Piezoelectric nanogenerators (PENGs)
have been attracting
considerable
attention as an efficient solution for harvesting environmental mechanical
energy. Among the piezoelectric materials for the fabrication of PENGs,
piezoelectric polymers have shown unique advantages, particularly
for self-powered systems in wearable devices. However, the variety
of piezoelectric polymers studied for the PENG development has been
relatively limited, leaving room for advancements in their performance.
In this study, we introduced odd-odd piezoelectric nylon (nylon 11,11)

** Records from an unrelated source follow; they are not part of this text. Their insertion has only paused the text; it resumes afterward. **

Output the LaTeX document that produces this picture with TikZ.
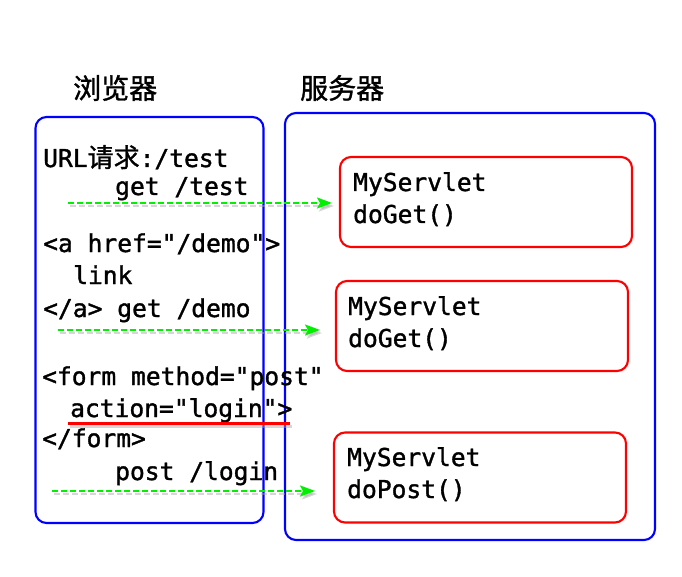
\documentclass[tikz,border=0pt]{standalone}
\usepackage{fontspec}
\newfontfamily\cjk{Noto Sans CJK SC}[FakeBold=1.2]
\newfontfamily\codefont{DejaVu Sans Mono}[FakeBold=1.4]
\usetikzlibrary{arrows.meta}
\definecolor{arrowgreen}{RGB}{0,240,0}
\tikzset{
  bluebox/.style={draw=blue, line width=2.1pt, rounded corners=11pt, inner sep=0pt},
  redbox/.style={draw=red, line width=2.1pt, rounded corners=11pt, inner sep=0pt, minimum width=292pt, minimum height=90pt},
  code/.style={inner sep=0pt, anchor=base west, font=\codefont\fontsize{24.6}{30}\selectfont},
  titletext/.style={inner sep=0pt, anchor=west, font=\cjk\fontsize{28}{32}\selectfont},
  garrow/.style={draw=arrowgreen, line width=2.1pt, dash pattern=on 6pt off 3pt, -{Stealth[length=15pt, width=11pt, inset=3pt]}},
  gshadow/.style={draw=black!35, opacity=0.45, line width=2.4pt, dash pattern=on 6pt off 3pt, -{Stealth[length=15pt, width=11pt, inset=3pt]}},
}
\begin{document}
\begin{tikzpicture}[x=1pt, y=-1pt]
\useasboundingbox (0,0) rectangle (682,577);
\fill[white] (0,0) rectangle (682,577);

% titles
\node[titletext] (t1) at (73,88) {浏览器};
\node[titletext] (t2) at (300,88) {服务器};

% containers
\node[bluebox, minimum width=228pt, minimum height=406pt] (lb) at (149.5,320) {};
\node[bluebox, minimum width=370pt, minimum height=427pt] (rb) at (470,326.5) {};

% servlet boxes
\node[redbox] (r1) at (486,202) {};
\node[redbox] (r2) at (482,326) {};
\node[redbox] (r3) at (480,477.5) {};

\node[code] (r1a) at (353,191) {MyServlet};
\node[code] (r1b) at (353,223) {doGet()};
\node[code] (r2a) at (348,315) {MyServlet};
\node[code] (r2b) at (348,347) {doGet()};
\node[code] (r3a) at (347,466) {MyServlet};
\node[code] (r3b) at (347,498) {doPost()};

% browser code lines
\node[code] (l1) at (43,167) {URL{\cjk\fontsize{26}{30}\selectfont 请求}:/test};
\node[code] (l2) at (115,195) {get /test};
\node[code] (l3) at (43,252) {<a href="/demo">};
\node[code] (l4) at (73,284) {link};
\node[code] (l5) at (43,317) {</a> get /demo};
\node[code] (l6) at (42,385) {<form method="post"};
\node[code] (l7) at (70,417) {action="login">};
\node[code] (l8) at (42,447) {</form>};
\node[code] (l9) at (115,480) {post /login};

% arrow coordinates
\coordinate (s1) at (68,203);
\coordinate (e1) at (332,203);
\coordinate (s2) at (58,330);
\coordinate (e2) at (320,330);
\coordinate (s3) at (52,491);
\coordinate (e3) at (315,491);
\coordinate (u1) at (68,423);
\coordinate (u2) at (290,423);

% shadows
\draw[gshadow] ([shift={(2,3)}]s1) -- ([shift={(2,3)}]e1);
\draw[gshadow] ([shift={(2,3)}]s2) -- ([shift={(2,3)}]e2);
\draw[gshadow] ([shift={(2,3)}]s3) -- ([shift={(2,3)}]e3);
\draw[draw=black!35, opacity=0.45, line width=3pt] ([shift={(2,3)}]u1) -- ([shift={(2,3)}]u2);

% arrows
\draw[garrow] (s1) -- (e1);
\draw[garrow] (s2) -- (e2);
\draw[garrow] (s3) -- (e3);

% red underline
\draw[red, line width=3pt] (u1) -- (u2);
\end{tikzpicture}
\end{document}
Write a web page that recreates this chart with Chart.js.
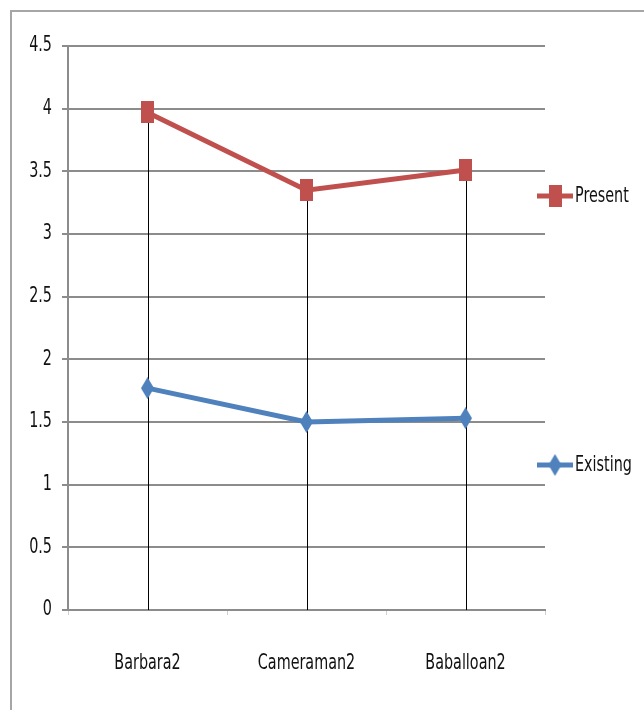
<!DOCTYPE html>
<html>
<head>
<meta charset="utf-8">
<script src="https://cdn.jsdelivr.net/npm/chart.js@4/dist/chart.umd.min.js"></script>
<style>
  html, body { margin: 0; padding: 0; background: #fff; }
  #wrap { position: relative; width: 644px; height: 710px; }
  canvas { display: block; }
</style>
</head>
<body>
<div id="wrap"><canvas id="chart" width="644" height="710"></canvas></div>
<script>
// Images and their quality scores
const categories = ['Barbara2', 'Cameraman2', 'Baballoan2'];
const presentValues = [3.97, 3.35, 3.51];
const existingValues = [1.77, 1.50, 1.53];
const yTicks = [0, 0.5, 1, 1.5, 2, 2.5, 3, 3.5, 4, 4.5];

const FONT = "'DejaVu Sans Condensed', 'DejaVu Sans', sans-serif";
const FONT_SIZE = 21;
const TEXT_SQUEEZE = 0.76;   // horizontal compression of all text
const RED = '#C0504D';
const BLUE = '#4F81BD';

// tall marker glyphs (rectangle and diamond)
function makeMarker(kind, color, w, h) {
  const c = document.createElement('canvas');
  c.width = w; c.height = h;
  const g = c.getContext('2d');
  g.fillStyle = color;
  if (kind === 'rect') {
    g.fillRect(0, 0, w, h);
  } else {
    g.beginPath();
    g.moveTo(w / 2, 0);
    g.lineTo(w, h / 2);
    g.lineTo(w / 2, h);
    g.lineTo(0, h / 2);
    g.closePath();
    g.fill();
  }
  return c;
}
const rectMarker = makeMarker('rect', RED, 13, 22);
const diamondMarker = makeMarker('diamond', BLUE, 13, 22);

// narrow text: compress every label horizontally around its anchor
const narrowTextPlugin = {
  id: 'narrowText',
  beforeInit(chart) {
    const ctx = chart.ctx;
    const fill = ctx.fillText;
    ctx.fillText = function (t, x, y, mw) {
      this.save();
      this.translate(x, y);
      this.scale(TEXT_SQUEEZE, 1);
      fill.call(this, t, 0, 0, mw);
      this.restore();
    };
  }
};

// outer frame along top and left edges
const framePlugin = {
  id: 'frame',
  beforeDraw(chart) {
    const ctx = chart.ctx;
    ctx.save();
    ctx.fillStyle = '#fff';
    ctx.fillRect(0, 0, chart.width, chart.height);
    ctx.strokeStyle = '#a6a6a6';
    ctx.lineWidth = 2;
    ctx.beginPath();
    ctx.moveTo(chart.width, 11);
    ctx.lineTo(11, 11);
    ctx.lineTo(11, chart.height);
    ctx.stroke();
    ctx.restore();
  }
};

// drop lines from the highest point of each category down to the axis
const dropLinePlugin = {
  id: 'dropLines',
  beforeDatasetsDraw(chart) {
    const xs = chart.scales.x, ys = chart.scales.y, ctx = chart.ctx;
    ctx.save();
    ctx.strokeStyle = '#000';
    ctx.lineWidth = 1;
    categories.forEach((c, i) => {
      const top = Math.max(...chart.data.datasets.map(d => d.data[i]));
      const x = Math.round(xs.getPixelForValue(i)) + 0.5;
      ctx.beginPath();
      ctx.moveTo(x, ys.getPixelForValue(top));
      ctx.lineTo(x, ys.bottom);
      ctx.stroke();
    });
    ctx.restore();
  }
};

// legend entries placed on the right side
const sideLegendPlugin = {
  id: 'sideLegend',
  afterDraw(chart) {
    const ctx = chart.ctx;
    const area = chart.chartArea;
    const rows = [
      { ds: chart.data.datasets[0], y: 196 },
      { ds: chart.data.datasets[1], y: 465 }
    ];
    ctx.save();
    rows.forEach(r => {
      const x0 = area.right - 8;
      const x1 = x0 + 36;
      ctx.strokeStyle = r.ds.borderColor;
      ctx.lineWidth = 5;
      ctx.beginPath();
      ctx.moveTo(x0, r.y);
      ctx.lineTo(x1, r.y);
      ctx.stroke();
      const img = r.ds.pointStyle;
      ctx.drawImage(img, (x0 + x1) / 2 - img.width / 2, r.y - img.height / 2);
      ctx.fillStyle = '#111';
      ctx.font = FONT_SIZE + 'px ' + FONT;
      ctx.textBaseline = 'middle';
      ctx.textAlign = 'left';
      ctx.fillText(r.ds.label, x1 + 2, r.y + 1);
    });
    ctx.restore();
  }
};

new Chart(document.getElementById('chart'), {
  type: 'line',
  data: {
    labels: categories,
    datasets: [
      {
        label: 'Present',
        data: presentValues,
        borderColor: RED,
        backgroundColor: RED,
        borderWidth: 5,
        pointStyle: rectMarker,
        pointRadius: 8,
        tension: 0
      },
      {
        label: 'Existing',
        data: existingValues,
        borderColor: BLUE,
        backgroundColor: BLUE,
        borderWidth: 5,
        pointStyle: diamondMarker,
        pointRadius: 8,
        tension: 0
      }
    ]
  },
  options: {
    responsive: false,
    animation: false,
    devicePixelRatio: 1,
    layout: { padding: { left: 10, top: 46, right: 99, bottom: 0 } },
    plugins: {
      legend: { display: false },
      tooltip: { enabled: false }
    },
    scales: {
      x: {
        offset: true,
        afterFit(s) { s.height = 100; },
        grid: {
          offset: true,
          drawOnChartArea: false,
          drawTicks: true,
          tickLength: 5,
          color: '#d0d0d0'
        },
        border: { display: true, color: '#8c8c8c', width: 2 },
        ticks: {
          color: '#111',
          padding: 36,
          maxRotation: 0,
          font: { family: FONT, size: FONT_SIZE }
        }
      },
      y: {
        min: 0,
        max: 4.5,
        afterFit(s) { s.width = 58; },
        afterBuildTicks(s) { s.ticks = yTicks.map(v => ({ value: v })); },
        grid: {
          color: '#8c8c8c',
          lineWidth: 2,
          tickLength: 6
        },
        border: { display: true, color: '#8c8c8c', width: 2 },
        ticks: {
          color: '#111',
          padding: 10,
          font: { family: FONT, size: FONT_SIZE },
          callback: v => String(v)
        }
      }
    }
  },
  plugins: [narrowTextPlugin, framePlugin, dropLinePlugin, sideLegendPlugin]
});
</script>
</body>
</html>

for the first time for PENG fabrication. Electrospinning conditions
were studied to yield nylon 11,11 nanofibers with uniform morphology
and optimized piezoelectric crystalline states. The influence of concentration
of the electrospinning solution on the fiber morphology and piezoelectric-active
γ crystal structure is elucidated, and the applied electric
field is found to be critical in controlling the orientation of the
ferroelectric crystal domain. Further, the correlation between the
outputs of the as-prepared PENG and the characteristics of the nanofiber
mats was established. Finally, the piezoelectric output of PENGs fabricated
by NF-20 reached the maximum values, an open-circuit voltage of up
to 22.0 V and a short-circuit current of approximately 300 nA, when
subjected to a compressive force of 20 N at a frequency of 5 Hz on
an area of 6.25 cm2. Also, it enabled the conversion of
mechanical energy into electricity with an instantaneous output power
density of 9.13 mW m–2 (60.9 mW m–3, 0.18 GΩ). Importantly, the as-prepared PENGs consistently
exhibit unwavering and reliable piezoelectric performance in a variety
of practical applications, including continuous compression, successive
daily wear, energy harvesting from routine physical activities, and
the transition of sign language into electric signals. Therefore,
nylon 11,11 nanofiber PENGs hold substantial potential and advantages
for the design of self-powered devices and electromechanical responsive
equipment. Piezoelectric nanogenerators based on nylon 11 enable efficient
harvesting of environmental energy, serving as a green energy source.